Many years ago, I interviewed for the job of editor with a new trade journal about coastal workboats. I wanted the Westcoast Mariner job desperately, but felt certain I didn’t know enough. Nervously I confided to Alan Haig-Brown during the interview, “Alan, I don’t know a tugboat from a football.”
“Don’t worry,” he reassured me. “You know how to write, how to keep a budget and how to stick to a deadline. You can learn the rest.”
And learn I did.
Most of that learning came as on-the-job training. I was pretty sure that I was the only female editor who kept a pair of gum boots in her bottom desk drawer. A big part of the job was going out on a different coastal workboat—tugs of all sorts, dredges, Coast Guard craft, ferries, charter boats and water taxis, every month. For those feature stories, I wrote about the vessel I was on, but I especially enjoyed talking with crew members. I wanted to find out what the job was like, what was tough about the work, and what kept them coming back to the water.

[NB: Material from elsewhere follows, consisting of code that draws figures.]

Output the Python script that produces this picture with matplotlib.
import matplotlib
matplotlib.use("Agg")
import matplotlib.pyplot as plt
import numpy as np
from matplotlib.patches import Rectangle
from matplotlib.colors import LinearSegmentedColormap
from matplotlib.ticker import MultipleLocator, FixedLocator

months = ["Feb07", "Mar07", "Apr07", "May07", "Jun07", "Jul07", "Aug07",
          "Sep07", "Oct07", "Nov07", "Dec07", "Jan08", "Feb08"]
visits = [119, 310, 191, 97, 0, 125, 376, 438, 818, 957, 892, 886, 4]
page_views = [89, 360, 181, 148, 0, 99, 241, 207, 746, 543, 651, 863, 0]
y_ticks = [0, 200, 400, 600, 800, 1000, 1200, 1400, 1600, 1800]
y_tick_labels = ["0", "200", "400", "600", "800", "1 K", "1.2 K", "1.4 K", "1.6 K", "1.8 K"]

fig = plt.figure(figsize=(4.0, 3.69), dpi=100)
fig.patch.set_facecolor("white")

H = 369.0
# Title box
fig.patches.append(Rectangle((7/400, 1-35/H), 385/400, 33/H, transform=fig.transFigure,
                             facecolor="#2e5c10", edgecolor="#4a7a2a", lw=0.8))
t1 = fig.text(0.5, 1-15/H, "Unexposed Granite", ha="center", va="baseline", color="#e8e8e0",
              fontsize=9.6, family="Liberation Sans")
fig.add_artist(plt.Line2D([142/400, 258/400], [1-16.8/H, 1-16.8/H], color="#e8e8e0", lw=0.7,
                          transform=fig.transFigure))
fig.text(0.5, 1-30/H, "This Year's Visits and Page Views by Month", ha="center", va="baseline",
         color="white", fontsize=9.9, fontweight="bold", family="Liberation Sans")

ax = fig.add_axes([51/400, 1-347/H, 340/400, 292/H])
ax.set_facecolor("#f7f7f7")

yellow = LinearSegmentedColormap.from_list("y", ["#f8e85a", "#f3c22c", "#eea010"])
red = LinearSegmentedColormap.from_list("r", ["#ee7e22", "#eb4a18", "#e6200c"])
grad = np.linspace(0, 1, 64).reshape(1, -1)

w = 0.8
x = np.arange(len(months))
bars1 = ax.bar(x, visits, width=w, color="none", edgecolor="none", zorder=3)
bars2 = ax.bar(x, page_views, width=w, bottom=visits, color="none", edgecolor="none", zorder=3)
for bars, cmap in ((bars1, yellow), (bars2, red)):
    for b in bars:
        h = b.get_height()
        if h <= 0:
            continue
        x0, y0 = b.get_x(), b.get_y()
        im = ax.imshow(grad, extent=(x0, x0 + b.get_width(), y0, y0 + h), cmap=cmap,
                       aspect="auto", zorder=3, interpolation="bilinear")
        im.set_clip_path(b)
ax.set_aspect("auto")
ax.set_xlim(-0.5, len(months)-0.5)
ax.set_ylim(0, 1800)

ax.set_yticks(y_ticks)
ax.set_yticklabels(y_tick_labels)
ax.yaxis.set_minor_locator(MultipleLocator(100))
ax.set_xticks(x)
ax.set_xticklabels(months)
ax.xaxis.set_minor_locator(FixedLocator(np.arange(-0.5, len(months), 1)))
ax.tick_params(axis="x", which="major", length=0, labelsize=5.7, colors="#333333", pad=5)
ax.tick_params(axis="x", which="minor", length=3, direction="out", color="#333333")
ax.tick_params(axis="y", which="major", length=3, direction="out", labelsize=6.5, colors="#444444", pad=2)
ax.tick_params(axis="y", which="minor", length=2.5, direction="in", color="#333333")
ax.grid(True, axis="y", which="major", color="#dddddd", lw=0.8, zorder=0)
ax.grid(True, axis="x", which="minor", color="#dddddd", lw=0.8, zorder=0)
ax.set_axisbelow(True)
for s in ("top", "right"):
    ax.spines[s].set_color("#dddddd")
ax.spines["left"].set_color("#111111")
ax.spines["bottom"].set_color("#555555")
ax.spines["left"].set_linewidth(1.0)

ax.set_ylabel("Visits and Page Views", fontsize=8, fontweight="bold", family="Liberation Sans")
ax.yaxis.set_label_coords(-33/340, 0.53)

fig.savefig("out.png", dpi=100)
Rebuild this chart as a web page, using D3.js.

Long before Google and the internet, I also discovered the importance of building a network of people to call on for advice, folks who were willing to share their perspective and knowledge of maritime history. And by regularly going out on various workboats and interviewing their crews, I slowly gained my own experience about the vessels and the people working our provincial waters.
My husband, Jay Powell, a UBC anthropologist, also gave me a useful understanding that he would introduce early in his Anthropology 101 classes. He explained to those students that culture isn’t just the lifeways of “primitive” groups or other countries. Even within our own familiar Canadian or North American framework, there are many subgroups, like sports teams or occupations, that have their own culture, their own ways of how things are done. Often those unwritten “rules” can be different for men and women or for different ranks in any job. So, in my interviews, I learned to pay attention to the distinct ways and wisdom of a subgroup like crews on coastal workboats. My challenge was to learn about their work by listening to their stories, experiences and explanations and to share those with readers.
When I eventually switched from monthly magazine deadlines to writing non- fiction books, I continued learning about and celebrating the work that people do on the Northwest Coast. So, for my first book, I spent three months with a totem pole carving crew, documenting in words and photos the process of carving a totem pole. Although Jay and I had been working with First Nation peoples for many years, the business of totem pole carving was all new information. I quickly learned to open my eyes more and my mouth less. The result was hours of taped interviews and thousands of photographs. I’m honoured to say that the book was nominated for the Roderick Haig-Brown Regional Prize in the B.C. Book Prizes. And this year Totem Pole Carving has again been reprinted by the University of Washington Press.
However, I missed the maritime world and remembered being fascinated by the few women I’d interviewed over my four years of editing Westcoast Mariner. My book publisher was interested in my idea, but didn’t want just “seven women, seven chapters.” The problem was, I only knew of five women, so I called my maritime contacts and asked for recommendations. The suggestions poured in. And in the end, I had to cap off interviews after talking with 110 women!
The result was my second book Saltwater Women at Work. What I remember most about that wonderful book launch was one young woman who confided, “Giving my mother this book is like giving her the graduation diploma I never got.”
These gutsy women, along with the hundreds of mariners I’d interviewed for Westcoast Mariner magazine and the five guys on the totem pole carving crew, all taught me about the culture of their work. They shared their world — their jobs and skills, their accomplishments and failures, their frustrations and their hopes. My job was to convey their stories accurately and fairly.
Over the past three years, I’ve become immersed in a new workplace culture— one that’s happening beneath the water. I’ve interviewed inventors, subsea pioneers, business owners and workers who know the depths of coastal and global waters and who established B.C. as a world leader in subsea technology. Deep, Dark & Dangerous will be my 14th book, and I’m honoured that those I spoke with trusted me with their stories and taught me about their world of underwater work. This is an unknown chunk of provincial history that deserves to be celebrated! I’m grateful that Harbour Publishing agreed and will publish this new book in the fall of 2021.